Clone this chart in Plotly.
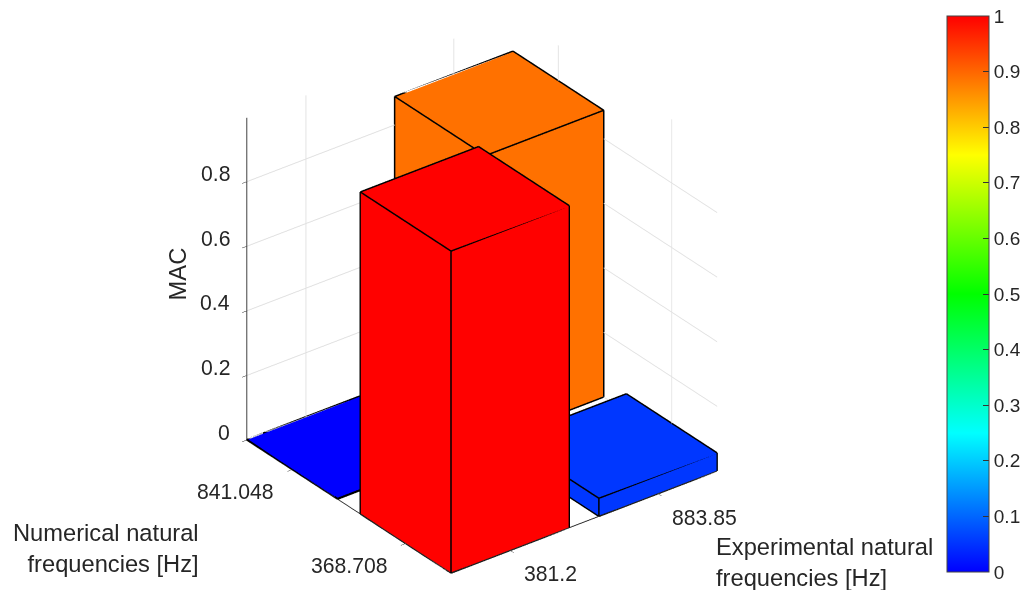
import math
import plotly.graph_objects as go

# ---- data ----
exp_labels = ["381.2", "883.85"]
num_labels = ["368.708", "841.048"]
exp_pos = [1, 2]
num_pos = [1, 2]
mac_row_368 = [0.997, 0.056]
mac_row_841 = [0.002, 0.888]
z_ticks = [0, 0.2, 0.4, 0.6, 0.8]
cbar_ticks = [0, 0.1, 0.2, 0.3, 0.4, 0.5, 0.6, 0.7, 0.8, 0.9, 1]
color_stops = [[0, "rgb(0,0,255)"], [0.25, "rgb(0,255,255)"], [0.5, "rgb(0,255,0)"],
               [0.75, "rgb(255,255,0)"], [1, "rgb(255,0,0)"]]
x_title = "Experimental natural<br>frequencies [Hz]"
y_title = "Numerical natural<br>frequencies [Hz]"
z_title = "MAC"

HALF = 0.4
ZMAX = 0.997
INSET = 0.0025     # faces sit just inside their outline so the edges stay solid
TXT = "#262626"
FONT = "Liberation Sans"

az = math.radians(37.5)
el = math.radians(30)
DIST = 1.75
eye = dict(x=-DIST * math.sin(az) * math.cos(el),
           y=-DIST * math.cos(az) * math.cos(el),
           z=DIST * math.sin(el))

fig = go.Figure()

EDGES = [(0, 1), (1, 2), (2, 3), (3, 0), (4, 5), (5, 6), (6, 7), (7, 4), (0, 4), (1, 5), (2, 6), (3, 7)]
FACES = [(0, 1, 2), (0, 2, 3), (4, 5, 6), (4, 6, 7), (0, 1, 5), (0, 5, 4),
         (1, 2, 6), (1, 6, 5), (2, 3, 7), (2, 7, 6), (3, 0, 4), (3, 4, 7)]

ex, ey, ez = [], [], []
first = True
for yc, row in zip(num_pos, [mac_row_368, mac_row_841]):
    for xc, val in zip(exp_pos, row):
        h = HALF - INSET
        top = max(val - 0.0015, val * 0.5)
        fig.add_trace(go.Mesh3d(
            x=[xc - h, xc + h, xc + h, xc - h] * 2,
            y=[yc - h, yc - h, yc + h, yc + h] * 2,
            z=[0] * 4 + [top] * 4,
            i=[f[0] for f in FACES], j=[f[1] for f in FACES], k=[f[2] for f in FACES],
            intensity=[val] * len(FACES), intensitymode="cell",
            colorscale=color_stops, cmin=0, cmax=1,
            flatshading=True,
            lighting=dict(ambient=1, diffuse=0, specular=0, fresnel=0, roughness=1),
            hoverinfo="skip",
            showscale=first,
            colorbar=dict(
                x=947 / 1025, xanchor="left", xpad=0,
                y=1 - 16 / 590, yanchor="top", ypad=0,
                lenmode="pixels", len=556,
                thicknessmode="pixels", thickness=42,
                outlinecolor="#444444", outlinewidth=1,
                tickmode="array", tickvals=cbar_ticks,
                ticktext=[f"{t:g}" for t in cbar_ticks],
                ticks="inside", ticklen=6, tickcolor="#333333",
                tickfont=dict(family=FONT, size=19, color=TXT),
            ),
        ))
        first = False
        vx = [xc - HALF, xc + HALF, xc + HALF, xc - HALF] * 2
        vy = [yc - HALF, yc - HALF, yc + HALF, yc + HALF] * 2
        vz = [0] * 4 + [val] * 4
        for a, b in EDGES:
            ex += [vx[a], vx[b], None]
            ey += [vy[a], vy[b], None]
            ez += [vz[a], vz[b], None]

fig.add_trace(go.Scatter3d(x=ex, y=ey, z=ez, mode="lines",
                           line=dict(color="black", width=3),
                           hoverinfo="skip", showlegend=False))

annots = []
lab = dict(showarrow=False, font=dict(family=FONT, size=21.2, color=TXT))
ttl = dict(showarrow=False, font=dict(family=FONT, size=23.7, color=TXT))
for xv, t in zip(exp_pos, exp_labels):
    annots.append(dict(x=xv, y=0.6, z=0, text=t, xanchor="left", xshift=12, yshift=-23.5, **lab))
for yv, t in zip(num_pos, num_labels):
    annots.append(dict(x=0.6, y=yv, z=0, text=t, xshift=-56.5, yshift=-22, **lab))
for zv in z_ticks:
    annots.append(dict(x=0.6, y=2.4, z=zv, text=f"{zv:g}", xanchor="right", xshift=-15, yshift=8, **lab))
annots.append(dict(x=1.5, y=0.6, z=0, text=x_title, xanchor="left", align="left", xshift=130, yshift=-40, **ttl))
annots.append(dict(x=0.6, y=1.5, z=0, text=y_title, xanchor="right", align="right", xshift=-147.5, yshift=-42, **ttl))
annots.append(dict(x=0.6, y=2.4, z=0.5, text=z_title, textangle=-90, xshift=-69, yshift=5, **ttl))

axis_common = dict(showticklabels=False, title=dict(text=""), showbackground=False, showspikes=False,
                   gridcolor="#e0e0e0", gridwidth=2, zeroline=False,
                   showline=True, linecolor="#262626", linewidth=2,
                   ticks="outside", ticklen=6, tickcolor="#262626", tickwidth=1)

fig.update_layout(
    width=1025, height=590,
    margin=dict(l=0, r=0, t=0, b=0, autoexpand=False),
    paper_bgcolor="white",
    showlegend=False,
    scene=dict(
        domain=dict(x=[0, 964 / 1025], y=[1 / 590, 1]),
        aspectmode="manual",
        aspectratio=dict(x=1.139, y=1.139, z=1.2625),
        camera=dict(eye=eye, up=dict(x=0, y=0, z=1), center=dict(x=0, y=0, z=0),
                    projection=dict(type="orthographic")),
        bgcolor="white",
        xaxis=dict(range=[0.6, 2.4], tickvals=exp_pos, ticktext=exp_labels, **axis_common),
        yaxis=dict(range=[0.6, 2.4], tickvals=num_pos, ticktext=num_labels, **axis_common),
        zaxis=dict(range=[0, ZMAX], tickvals=z_ticks, **axis_common),
        annotations=annots,
    ),
)

fig.write_html("out.html", config=dict(displayModeBar=False),
               post_script="document.body.style.margin='0';document.documentElement.style.overflow='hidden';")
###
◆ REQUEST ◆
Starting at the top of the listing above, please restate word for word each line up to and including the one that holds "fig = go.Figure()", omitting every image.

◆ CORRECT RESPONSE ◆
Clone this chart in Plotly.
import math
import plotly.graph_objects as go

# ---- data ----
exp_labels = ["381.2", "883.85"]
num_labels = ["368.708", "841.048"]
exp_pos = [1, 2]
num_pos = [1, 2]
mac_row_368 = [0.997, 0.056]
mac_row_841 = [0.002, 0.888]
z_ticks = [0, 0.2, 0.4, 0.6, 0.8]
cbar_ticks = [0, 0.1, 0.2, 0.3, 0.4, 0.5, 0.6, 0.7, 0.8, 0.9, 1]
color_stops = [[0, "rgb(0,0,255)"], [0.25, "rgb(0,255,255)"], [0.5, "rgb(0,255,0)"],
               [0.75, "rgb(255,255,0)"], [1, "rgb(255,0,0)"]]
x_title = "Experimental natural<br>frequencies [Hz]"
y_title = "Numerical natural<br>frequencies [Hz]"
z_title = "MAC"

HALF = 0.4
ZMAX = 0.997
INSET = 0.0025     # faces sit just inside their outline so the edges stay solid
TXT = "#262626"
FONT = "Liberation Sans"

az = math.radians(37.5)
el = math.radians(30)
DIST = 1.75
eye = dict(x=-DIST * math.sin(az) * math.cos(el),
           y=-DIST * math.cos(az) * math.cos(el),
           z=DIST * math.sin(el))

fig = go.Figure()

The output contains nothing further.